Some people get really enthusiastic for a new way of life at first, but when they realize how much work it is, or that some people will dislike them for their new beliefs, they give up and go back to their old story.

Some people like what they hear about what God can do for THEM, but they don’t want to change. They may not like Jesus’s call to love your neighbor as much as you love yourself when that neighbor ends up being someone completely different from them. So eventually they, too, dismiss the story of God.

But in some people, those who have the ability to have an open heart and open mind, those who are willing to believe that love can bring us through anything, even troubles or sadness, and is the greatest treasure of all—they’re willing to write a different kind of story with their lives.

It is only those who open their ears, and their hearts, to be receptive to the story revealed by Jesus who will bear good fruit, but they will bear it abundantly. Those of us who hear the story of God and see our own story within it now have the name for that love that maybe before we didn’t have a name for.

But here are some other implications from this parable. We are not only called to be the good soil, and receive the gospel, and let it drop right there. We are called to be disciples. That means that Jesus calls us to share in the sowing right alongside him. That’s what being members of the Body of Christ really means—not just being good soil for ourselves, but spreaders of the good news of God’s redemption in Jesus for others.

And that means not worrying too much about the way the ground looks in our sharing of the Good News. The Sower sows with abandon—he doesn’t check to see if the conditions are perfect, he just starts scattering seed hither and yon with the confidence that some of it will sprout and eventually bear good fruit.

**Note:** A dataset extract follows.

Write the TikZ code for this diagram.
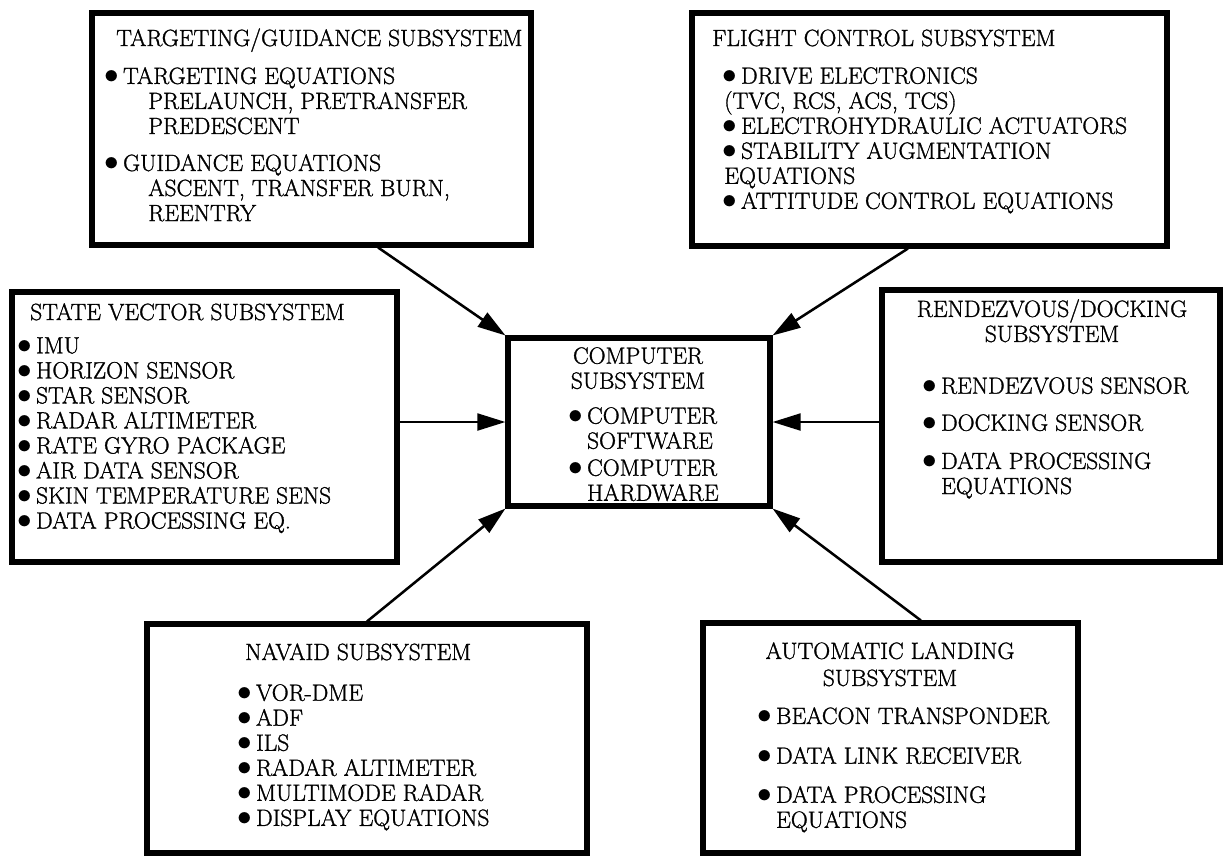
\documentclass[tikz,border=0pt]{standalone}
\usepackage{fontspec}
\setmainfont{Latin Modern Roman}[FakeBold=1.2]
\usepackage{tikz}
\usetikzlibrary{arrows.meta, positioning, calc, fit}

\newcommand{\boxfont}{\fontsize{16.7}{17.8}\selectfont}
\newcommand{\bul}{\makebox[0.42cm][l]{\hspace*{-0.05cm}\scalebox{1.2}{$\bullet$}}}

\begin{document}
\begin{tikzpicture}[
    x=0.025cm, y=-0.025cm,
    sysbox/.style={draw, line width=3.6pt, inner sep=0pt},
    boxtitle/.style={font=\boxfont, inner sep=0pt, align=center},
    boxlist/.style={font=\boxfont, inner sep=0pt, align=left, anchor=north west},
    feed/.style={-{Triangle[length=0.7cm, width=0.42cm]}, line width=1.8pt},
]
\useasboundingbox (0,0) rectangle (1227,856);

% Subsystem boxes
\node[sysbox, fit={(92,13) (531,245)}] (tgt) {};
\node[sysbox, fit={(692,13) (1167,246)}] (flt) {};
\node[sysbox, fit={(12,292) (397,562)}] (sv) {};
\node[sysbox, fit={(508,338) (770,506)}] (cmp) {};
\node[sysbox, fit={(882,290) (1220,562)}] (rdv) {};
\node[sysbox, fit={(147,624) (587,853)}] (nav) {};
\node[sysbox, fit={(703,623) (1078,853)}] (aut) {};

% Targeting / guidance
\node[boxtitle, anchor=base west] (tgt-title) at (116,46) {TARGETING/GUIDANCE SUBSYSTEM};
\node[boxlist] (tgt-list) at (106,67) {\bul TARGETING EQUATIONS\\
    \hspace*{1.05cm}PRELAUNCH, PRETRANSFER\\
    \hspace*{1.05cm}PREDESCENT\\[0.3cm]
    \bul GUIDANCE EQUATIONS\\
    \hspace*{1.05cm}ASCENT, TRANSFER BURN,\\
    \hspace*{1.05cm}REENTRY};

% Flight control
\node[boxtitle, anchor=base west] (flt-title) at (712,46) {FLIGHT CONTROL SUBSYSTEM};
\node[boxlist] (flt-list) at (724,67) {\bul DRIVE ELECTRONICS\\
    (TVC, RCS, ACS, TCS)\\
    \bul ELECTROHYDRAULIC ACTUATORS\\
    \bul STABILITY AUGMENTATION\\
    EQUATIONS\\
    \bul ATTITUDE CONTROL EQUATIONS};

% State vector
\node[boxtitle, anchor=base west] (sv-title) at (30,320) {STATE VECTOR SUBSYSTEM};
\node[boxlist] (sv-list) at (19,337) {\bul IMU\\
    \bul HORIZON SENSOR\\
    \bul STAR SENSOR\\
    \bul RADAR ALTIMETER\\
    \bul RATE GYRO PACKAGE\\
    \bul AIR DATA SENSOR\\
    \bul SKIN TEMPERATURE SENS\\
    \bul DATA PROCESSING EQ.};

% Computer
\node[boxtitle, anchor=north] (cmp-title) at (638,347) {COMPUTER\\SUBSYSTEM};
\node[boxlist] (cmp-list) at (570,407) {\bul COMPUTER\\
    \hspace*{0.42cm}SOFTWARE\\[0.05cm]
    \bul COMPUTER\\
    \hspace*{0.42cm}HARDWARE};

% Rendezvous / docking
\node[boxtitle, anchor=north] (rdv-title) at (1052,299) {RENDEZVOUS/DOCKING\\SUBSYSTEM};
\node[boxlist] (rdv-list) at (924,377) {\bul RENDEZVOUS SENSOR\\[0.3cm]
    \bul DOCKING SENSOR\\[0.33cm]
    \bul DATA PROCESSING\\
    \hspace*{0.42cm}EQUATIONS};

% Navaid
\node[boxtitle, anchor=base west] (nav-title) at (245,660) {NAVAID SUBSYSTEM};
\node[boxlist] (nav-list) at (239,684) {\bul VOR-DME\\
    \bul ADF\\
    \bul ILS\\
    \bul RADAR ALTIMETER\\
    \bul MULTIMODE RADAR\\
    \bul DISPLAY EQUATIONS};

% Automatic landing
\node[boxtitle, anchor=north] (aut-title) at (890,642) {AUTOMATIC LANDING\\[0.05cm]SUBSYSTEM};
\node[boxlist] (aut-list) at (759,707) {\bul BEACON TRANSPONDER\\[0.37cm]
    \bul DATA LINK RECEIVER\\[0.35cm]
    \bul DATA PROCESSING\\
    \hspace*{0.42cm}EQUATIONS};

% Feeds into the computer
\draw[feed] ($(tgt.south west)!0.65!(tgt.south east)$) -- (cmp.north west);
\draw[feed] ($(flt.south west)!0.455!(flt.south east)$) -- (cmp.north east);
\draw[feed] (sv.east |- cmp.west) -- (cmp.west);
\draw[feed] (rdv.west |- cmp.east) -- (cmp.east);
\draw[feed] (nav.north) -- (cmp.south west);
\draw[feed] ($(aut.north west)!0.58!(aut.north east)$) -- (cmp.south east);

\end{tikzpicture}
\end{document}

This situation alone is a welcome reminder to all of us to never allow “the perfect” to get in the way of the “good” when it comes to sharing the good news. As a billboard at St. Martin’s used to say about kindness, we should be throwing the good news around “like confetti.” Everywhere we go. Everything we do. We ARE Jesus’s face, heart, and seed-scattering hands in the world.

So yes, one lesson from this parable is to work on the soil in our own hearts, and to work on ourselves so that we are as receptive and fertile as we can possibly be. But the other lesson from this parable is that we ourselves are called to help spread the seed of Jesus’s message of God’s love, redemption and care for us as wide and as far as possible, with abandon. And we can do that as simply and as intentionally as the way we live our lives. As self-professed Christians or not, people know us by our words, by our attitude, by our actions. How we walk through the world is the greatest testament to who Jesus is in this time and in this place. God has given us the very best seed—the seed that promises to sprout and grow and nourish and sustain a billion hearts—if only the seed is scattered broadly enough.

This sharing of the good news is part of what we talked about last week—about “pulling for each other” as one of the most important witnesses we can make as Christians.

So as you go into this week, work the soil of your heart, so that you can fully receive the gospel and bear good fruit—absolutely, and especially before you we worry about the soil quality of others. But then go out into the world, flinging the good news around like confetti—embodying the good news, sharing the good news, so that it may produce abundantly, no matter what soil it first lands on.


Preached at the 505 on July 15, and at the 8 and 10:30 Holy Eucharists at St. Martin's Church in Ellisville, MO.